Year-to-date to October 31, the Ninepoint Focused US Dividend Class generated a total return of 1.22% compared to the S&P 500 Index, which generated a total return of 7.99% (CAD).
Returns in the month of October were disappointing on an absolute and relative basis, with the Fund generating a total return of -6.88% while the benchmark generated a total return of -5.09%. In October, the US 10-year bond yield rallied from 3.06% to 3.16%, remaining above the key psychological level of 3.0%, which acted as a headwind for the equity markets. Our investments in the Communication Services and Utilities sectors performed well and but could not offset weakness in the Energy, Information Technology, Industrials and Consumer Discretionary sectors. Finally, currency hedging detracted from performance in October as the CAD weakened despite the successful negotiation of the USMCA trade deal.
October 2018 will be remembered for the dramatic correction in the equity markets, with the S&P 500 falling 10.6% to an intraday low on October 29, before rebounding. The list of potential factors or causes of the correction have been well documented (including a more-hawkish than expected FED tone that led to higher rate expectations, a deteriorating US-China relationship that led to the enactment of trade tariffs, wage and materials cost inflation that led to margin compression in various earnings reports and the looming US midterm elections that led to political uncertainty) but, in realty, no single factor can be blamed.
Whatever the trigger, aggressive positioning in crowded high-growth and high-multiple stocks was unwound and the entire market de-rated. Broadly speaking, rising rates and uncertainty imply lower P/E multiples but consider the following scenarios for the S&P 500 based on forward earnings estimates: 15x $178 = 2,670 (seems unlikely since earnings growth remains positive in 2019), 16x $178 = 2,850 (very reasonable), 17x $178 = 3,025 (quite possible) or 18x $178 = 3,200 (seems unlikely without an improvement in either the FED’s tone or US-China trade rhetoric).
Therefore, we believe that it is too early to position for an outright downturn and expect markets to end the year higher than today. Positive seasonality for the markets should kick in (gains in November and December occur 75% of the time based on data from the past twenty years), the midterm elections proved to be benign (on average markets rally 7% from August 31 to year-end around midterms based on history) and earnings expectations and market valuations have been reset to reasonable levels.
Our modelling indicates that the Canadian dollar is roughly fairly-valued. However, the equity market selloff has introduced a new level of complexity to our FX analysis as prior correlations become less statistically significant. We have therefore maintained hedges on half of our USD/CAD exposure to reduce volatility in the Fund.

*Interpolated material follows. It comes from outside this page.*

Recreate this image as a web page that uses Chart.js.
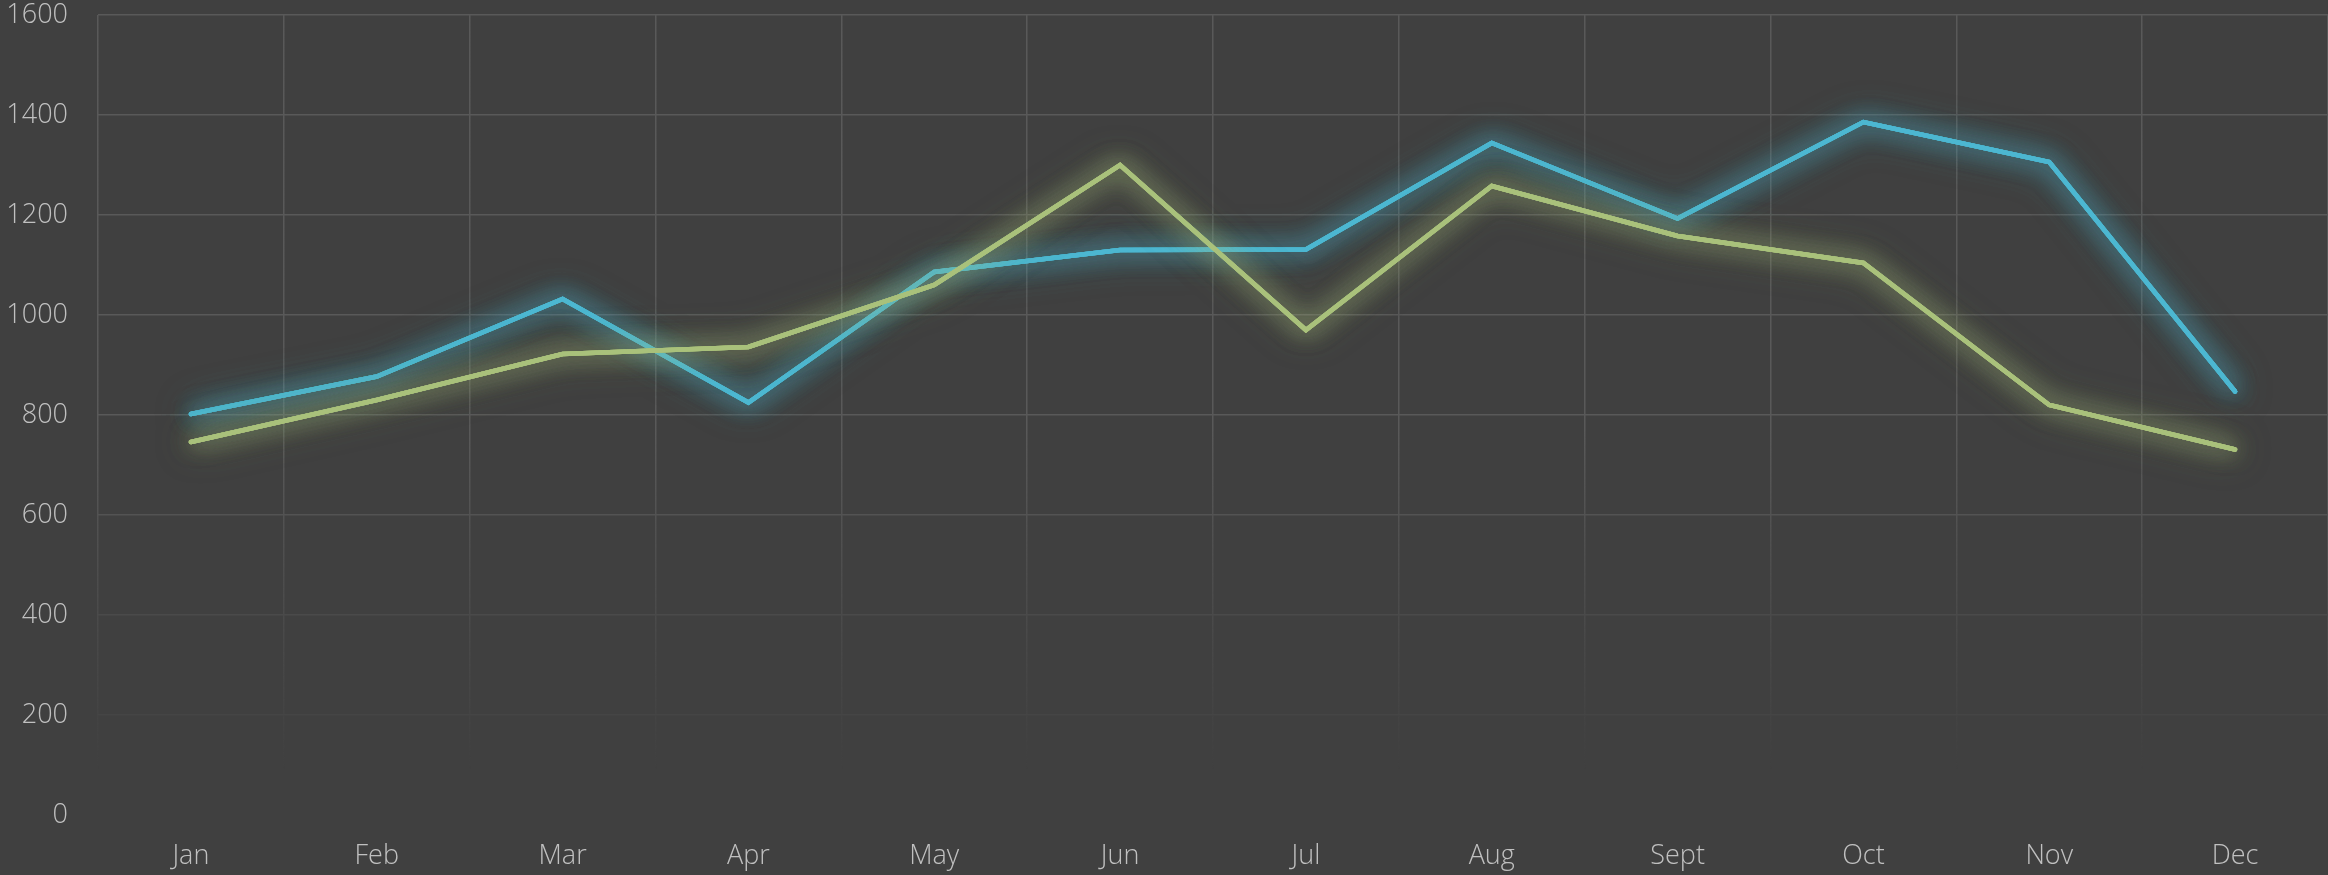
<!DOCTYPE html>
<html>
<head>
<meta charset="utf-8">
<script src="https://cdn.jsdelivr.net/npm/chart.js@4.4.1/dist/chart.umd.min.js"></script>
<style>
  html, body { margin: 0; padding: 0; background: #404040; }
  #wrap { width: 2328px; height: 875px; position: relative; }
</style>
</head>
<body>
<div id="wrap"><canvas id="c"></canvas></div>
<script>
const categories = ['Jan', 'Feb', 'Mar', 'Apr', 'May', 'Jun', 'Jul', 'Aug', 'Sept', 'Oct', 'Nov', 'Dec'];
const seriesBlue = [802, 877, 1032, 825, 1086, 1130, 1131, 1344, 1193, 1386, 1306, 847];
const seriesGreen = [746, 830, 922, 936, 1060, 1300, 970, 1258, 1158, 1104, 820, 731];
const yTicks = [0, 200, 400, 600, 800, 1000, 1200, 1400, 1600];

const BLUE = '#4cb7d1';
const GREEN = '#a9c17b';
const GRID = '#595959';

const glowPlugin = {
  id: 'glow',
  beforeDatasetDraw(chart, args) {
    const ds = chart.data.datasets[args.index];
    const ctx = chart.ctx;
    const meta = chart.getDatasetMeta(args.index);
    ctx.save();
    ctx.shadowColor = ds.glowColor;
    ctx.shadowOffsetX = 0;
    ctx.shadowOffsetY = 0;
    ctx.shadowBlur = 36;
    meta.dataset.draw(ctx, chart.chartArea);
    meta.dataset.draw(ctx, chart.chartArea);
    ctx.shadowBlur = 22;
    meta.dataset.draw(ctx, chart.chartArea);
  },
  afterDatasetDraw(chart) {
    chart.ctx.restore();
  }
};

let vGrad = null;
function verticalGridColor(context) {
  const chart = context.chart;
  if (!vGrad) {
    vGrad = chart.ctx.createLinearGradient(0, 430, 0, 770);
    vGrad.addColorStop(0, 'rgba(89,89,89,1)');
    vGrad.addColorStop(0.45, 'rgba(89,89,89,0.5)');
    vGrad.addColorStop(1, 'rgba(89,89,89,0)');
  }
  return vGrad;
}
function horizontalGridColor(context) {
  const v = context.tick ? context.tick.value : 0;
  if (v >= 800) return GRID;
  if (v === 600) return '#535353';
  if (v === 400) return '#4a4a4a';
  if (v === 200) return '#454545';
  return 'rgba(0,0,0,0)';
}

new Chart(document.getElementById('c'), {
  type: 'line',
  data: {
    labels: categories,
    datasets: [
      {
        label: 'Series 1',
        data: seriesBlue,
        borderColor: BLUE,
        glowColor: 'rgba(76,183,209,0.6)',
        borderWidth: 4.5,
        borderCapStyle: 'round',
        borderJoinStyle: 'miter',
        pointRadius: 0,
        pointHoverRadius: 0,
        tension: 0,
        fill: false,
        order: 1
      },
      {
        label: 'Series 2',
        data: seriesGreen,
        borderColor: GREEN,
        glowColor: 'rgba(169,193,123,0.55)',
        borderWidth: 4.5,
        borderCapStyle: 'round',
        borderJoinStyle: 'miter',
        pointRadius: 0,
        pointHoverRadius: 0,
        tension: 0,
        fill: false,
        order: 0
      }
    ]
  },
  options: {
    responsive: true,
    maintainAspectRatio: false,
    animation: false,
    layout: { padding: { top: 15, right: 0, bottom: 0, left: 0 } },
    plugins: {
      legend: { display: false },
      tooltip: { enabled: false },
      title: { display: false }
    },
    scales: {
      x: {
        type: 'category',
        offset: true,
        border: { display: false },
        grid: {
          offset: true,
          drawTicks: false,
          lineWidth: 1.5,
          color: verticalGridColor
        },
        ticks: {
          color: '#c0c0c0',
          padding: 25,
          maxRotation: 0,
          autoSkip: false,
          font: { family: "'Open Sans', sans-serif", size: 27, weight: 300 }
        },
        afterFit(scale) { scale.height = 60; scale.paddingLeft = 0; scale.paddingRight = 0; }
      },
      y: {
        min: 0,
        max: 1600,
        border: { display: false },
        grid: {
          drawTicks: false,
          lineWidth: 1.5,
          color: horizontalGridColor
        },
        afterBuildTicks(scale) {
          scale.ticks = yTicks.map(v => ({ value: v }));
        },
        ticks: {
          color: '#c0c0c0',
          padding: 30,
          callback: (v) => String(v),
          font: { family: "'Open Sans', sans-serif", size: 27, weight: 300 }
        },
        afterFit(scale) { scale.width = 98; scale.paddingTop = 0; scale.paddingBottom = 0; }
      }
    }
  },
  plugins: [glowPlugin]
});
</script>
</body>
</html>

Top contributors to the year-to-date performance of the Ninepoint Focused US Dividend Class included Apple (+130 bps), Mastercard (+129 bps) and Microsoft (+124 bps). Top detractors year-to-date included Chevron (-55 bps), Canadian Natural Resources (-54 bps) and Facebook (-43 bps).
The Ninepoint Focused US Dividend Class was concentrated in 26 positions as at October 31, 2018 with the top 10 holdings accounting for approximately 44.4% of the fund. Over the prior fiscal year, 20 out of our 26 holdings have announced a dividend increase, with an average hike of 10.7%. We will continue to apply a disciplined investment process, balancing various quality and valuation metrics, in an effort to generate solid risk-adjusted returns.